WHAT YOU SHOULD DO =
Copy out the data below as written; omit any images.
▶
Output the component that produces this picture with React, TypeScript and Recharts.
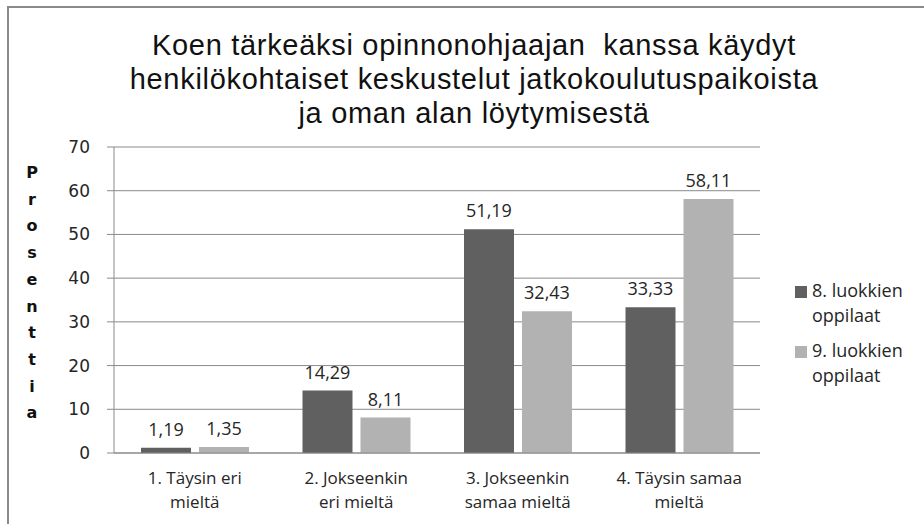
import React from 'react';
import { BarChart, Bar, XAxis, YAxis, CartesianGrid, LabelList } from 'recharts';

const categories = ['1. Täysin eri mieltä', '2. Jokseenkin eri mieltä', '3. Jokseenkin samaa mieltä', '4. Täysin samaa mieltä'];
const categoryLines = [
  ['1. Täysin eri', 'mieltä'],
  ['2. Jokseenkin', 'eri mieltä'],
  ['3. Jokseenkin', 'samaa mieltä'],
  ['4. Täysin samaa', 'mieltä'],
];
const grade8 = [1.19, 14.29, 51.19, 33.33];
const grade9 = [1.35, 8.11, 32.43, 58.11];
const seriesNames = ['8. luokkien oppilaat', '9. luokkien oppilaat'];
const seriesLegendLines = [['8. luokkien', 'oppilaat'], ['9. luokkien', 'oppilaat']];
const seriesColors = ['#606060', '#b2b2b2'];
const yTicks = [0, 10, 20, 30, 40, 50, 60, 70];
const titleLines = [
  'Koen tärkeäksi opinnonohjaajan  kanssa käydyt',
  'henkilökohtaiset keskustelut jatkokoulutuspaikoista',
  'ja oman alan löytymisestä',
];
const yLabel = 'Prosenttia';

const data = categories.map((c, i) => ({ name: c, g8: grade8[i], g9: grade9[i] }));
const edgeTicks = [...categories.map((_, i) => i), categories.length];

const calibriLike = "'Open Sans', 'Liberation Sans', sans-serif";
const titleFont = "'Liberation Sans', Arial, sans-serif";
const verdanaLike = "'DejaVu Sans', Verdana, sans-serif";

const fmt = (v: any) => Number(v).toFixed(2).replace('.', ',');

const CategoryTick = (props: any) => {
  const { x, y, index } = props;
  const lines = categoryLines[index] || [];
  return (
    <text x={x} y={y} textAnchor="middle" fill="#262626" fontSize={17} fontFamily={calibriLike}>
      {lines.map((l, i) => (
        <tspan key={i} x={x} dy={i === 0 ? 31 : 24}>{l}</tspan>
      ))}
    </text>
  );
};

export default function App() {
  return (
    <div style={{ position: 'absolute', left: 0, top: 0, width: 924, height: 524, overflow: 'hidden', background: '#fff' }}>
      <div style={{ position: 'absolute', left: 7, top: 6, width: 1000, height: 1000, border: '2px solid #8a8a8a' }} />
      <div style={{ position: 'absolute', left: 74, top: 28, width: 800, textAlign: 'center', fontFamily: titleFont, fontSize: 29, letterSpacing: '0.7px', lineHeight: '34px', color: '#111' }}>
        {titleLines.map((l, i) => (<div key={i} style={{ whiteSpace: 'pre' }}>{l}</div>))}
      </div>
      <div style={{ position: 'absolute', left: 20, top: 160, width: 24, textAlign: 'center', fontFamily: verdanaLike, fontWeight: 'bold', fontSize: 16, lineHeight: '26.7px', color: '#111' }}>
        {yLabel.split('').map((ch, i) => (<div key={i}>{ch}</div>))}
      </div>
      <div style={{ position: 'absolute', left: 0, top: 0 }}>
        <BarChart width={924} height={524} data={data} margin={{ top: 147, right: 164, bottom: 21, left: 54 }} barSize={50} barGap={8}>
          <CartesianGrid vertical={false} stroke="#8a8a8a" />
          <XAxis xAxisId="edges" type="number" domain={[0, categories.length]} ticks={edgeTicks} interval={0} axisLine={false} tickSize={7} tickLine={{ stroke: '#8a8a8a' }} tickFormatter={() => ''} height={0} allowDataOverflow />
          <XAxis dataKey="name" tickLine={false} tickSize={0} tickMargin={0} axisLine={{ stroke: '#8a8a8a' }} tick={<CategoryTick />} interval={0} height={50} />
          <YAxis domain={[0, 70]} ticks={yTicks} interval={0} width={60} tickSize={7} tickMargin={17} axisLine={{ stroke: '#8a8a8a' }} tickLine={{ stroke: '#8a8a8a' }} tick={{ fill: '#262626', fontSize: 17, fontFamily: verdanaLike }} />
          <Bar dataKey="g8" name={seriesNames[0]} fill={seriesColors[0]} isAnimationActive={false}>
            <LabelList dataKey="g8" position="top" offset={12} formatter={fmt} fill="#262626" fontSize={18} fontFamily={calibriLike} />
          </Bar>
          <Bar dataKey="g9" name={seriesNames[1]} fill={seriesColors[1]} isAnimationActive={false}>
            <LabelList dataKey="g9" position="top" offset={12} formatter={fmt} fill="#262626" fontSize={18} fontFamily={calibriLike} />
          </Bar>
        </BarChart>
      </div>
      <div style={{ position: 'absolute', left: 795, top: 278, fontFamily: calibriLike, fontSize: 18, lineHeight: '25px', color: '#262626' }}>
        {seriesLegendLines.map((lines, i) => (
          <div key={i} style={{ position: 'relative', height: 60 }}>
            <div style={{ position: 'absolute', left: 0, top: 8, width: 12, height: 12, background: seriesColors[i] }} />
            <div style={{ position: 'absolute', left: 17, top: 0, whiteSpace: 'nowrap' }}>
              {lines.map((l, j) => (<div key={j}>{l}</div>))}
            </div>
          </div>
        ))}
      </div>
    </div>
  );
}
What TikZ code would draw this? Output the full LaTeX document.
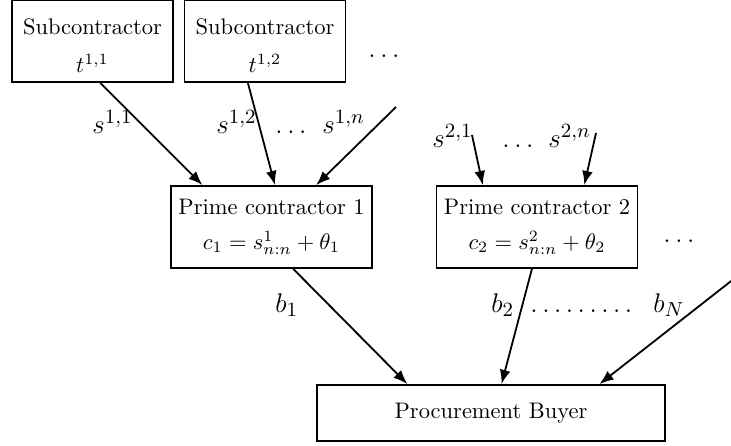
◀
FINAL RESULT =
Output the component that produces this picture with React, TypeScript and Recharts.
import React from 'react';
import { BarChart, Bar, XAxis, YAxis, CartesianGrid, LabelList } from 'recharts';

const categories = ['1. Täysin eri mieltä', '2. Jokseenkin eri mieltä', '3. Jokseenkin samaa mieltä', '4. Täysin samaa mieltä'];
const categoryLines = [
  ['1. Täysin eri', 'mieltä'],
  ['2. Jokseenkin', 'eri mieltä'],
  ['3. Jokseenkin', 'samaa mieltä'],
  ['4. Täysin samaa', 'mieltä'],
];
const grade8 = [1.19, 14.29, 51.19, 33.33];
const grade9 = [1.35, 8.11, 32.43, 58.11];
const seriesNames = ['8. luokkien oppilaat', '9. luokkien oppilaat'];
const seriesLegendLines = [['8. luokkien', 'oppilaat'], ['9. luokkien', 'oppilaat']];
const seriesColors = ['#606060', '#b2b2b2'];
const yTicks = [0, 10, 20, 30, 40, 50, 60, 70];
const titleLines = [
  'Koen tärkeäksi opinnonohjaajan  kanssa käydyt',
  'henkilökohtaiset keskustelut jatkokoulutuspaikoista',
  'ja oman alan löytymisestä',
];
const yLabel = 'Prosenttia';

const data = categories.map((c, i) => ({ name: c, g8: grade8[i], g9: grade9[i] }));
const edgeTicks = [...categories.map((_, i) => i), categories.length];

const calibriLike = "'Open Sans', 'Liberation Sans', sans-serif";
const titleFont = "'Liberation Sans', Arial, sans-serif";
const verdanaLike = "'DejaVu Sans', Verdana, sans-serif";

const fmt = (v: any) => Number(v).toFixed(2).replace('.', ',');

const CategoryTick = (props: any) => {
  const { x, y, index } = props;
  const lines = categoryLines[index] || [];
  return (
    <text x={x} y={y} textAnchor="middle" fill="#262626" fontSize={17} fontFamily={calibriLike}>
      {lines.map((l, i) => (
        <tspan key={i} x={x} dy={i === 0 ? 31 : 24}>{l}</tspan>
      ))}
    </text>
  );
};

export default function App() {
  return (
    <div style={{ position: 'absolute', left: 0, top: 0, width: 924, height: 524, overflow: 'hidden', background: '#fff' }}>
      <div style={{ position: 'absolute', left: 7, top: 6, width: 1000, height: 1000, border: '2px solid #8a8a8a' }} />
      <div style={{ position: 'absolute', left: 74, top: 28, width: 800, textAlign: 'center', fontFamily: titleFont, fontSize: 29, letterSpacing: '0.7px', lineHeight: '34px', color: '#111' }}>
        {titleLines.map((l, i) => (<div key={i} style={{ whiteSpace: 'pre' }}>{l}</div>))}
      </div>
      <div style={{ position: 'absolute', left: 20, top: 160, width: 24, textAlign: 'center', fontFamily: verdanaLike, fontWeight: 'bold', fontSize: 16, lineHeight: '26.7px', color: '#111' }}>
        {yLabel.split('').map((ch, i) => (<div key={i}>{ch}</div>))}
      </div>
      <div style={{ position: 'absolute', left: 0, top: 0 }}>
        <BarChart width={924} height={524} data={data} margin={{ top: 147, right: 164, bottom: 21, left: 54 }} barSize={50} barGap={8}>
          <CartesianGrid vertical={false} stroke="#8a8a8a" />
          <XAxis xAxisId="edges" type="number" domain={[0, categories.length]} ticks={edgeTicks} interval={0} axisLine={false} tickSize={7} tickLine={{ stroke: '#8a8a8a' }} tickFormatter={() => ''} height={0} allowDataOverflow />
          <XAxis dataKey="name" tickLine={false} tickSize={0} tickMargin={0} axisLine={{ stroke: '#8a8a8a' }} tick={<CategoryTick />} interval={0} height={50} />
          <YAxis domain={[0, 70]} ticks={yTicks} interval={0} width={60} tickSize={7} tickMargin={17} axisLine={{ stroke: '#8a8a8a' }} tickLine={{ stroke: '#8a8a8a' }} tick={{ fill: '#262626', fontSize: 17, fontFamily: verdanaLike }} />
          <Bar dataKey="g8" name={seriesNames[0]} fill={seriesColors[0]} isAnimationActive={false}>
            <LabelList dataKey="g8" position="top" offset={12} formatter={fmt} fill="#262626" fontSize={18} fontFamily={calibriLike} />
          </Bar>
          <Bar dataKey="g9" name={seriesNames[1]} fill={seriesColors[1]} isAnimationActive={false}>
            <LabelList dataKey="g9" position="top" offset={12} formatter={fmt} fill="#262626" fontSize={18} fontFamily={calibriLike} />
          </Bar>
        </BarChart>
      </div>
      <div style={{ position: 'absolute', left: 795, top: 278, fontFamily: calibriLike, fontSize: 18, lineHeight: '25px', color: '#262626' }}>
        {seriesLegendLines.map((lines, i) => (
          <div key={i} style={{ position: 'relative', height: 60 }}>
            <div style={{ position: 'absolute', left: 0, top: 8, width: 12, height: 12, background: seriesColors[i] }} />
            <div style={{ position: 'absolute', left: 17, top: 0, whiteSpace: 'nowrap' }}>
              {lines.map((l, j) => (<div key={j}>{l}</div>))}
            </div>
          </div>
        ))}
      </div>
    </div>
  );
}
What TikZ code would draw this? Output the full LaTeX document.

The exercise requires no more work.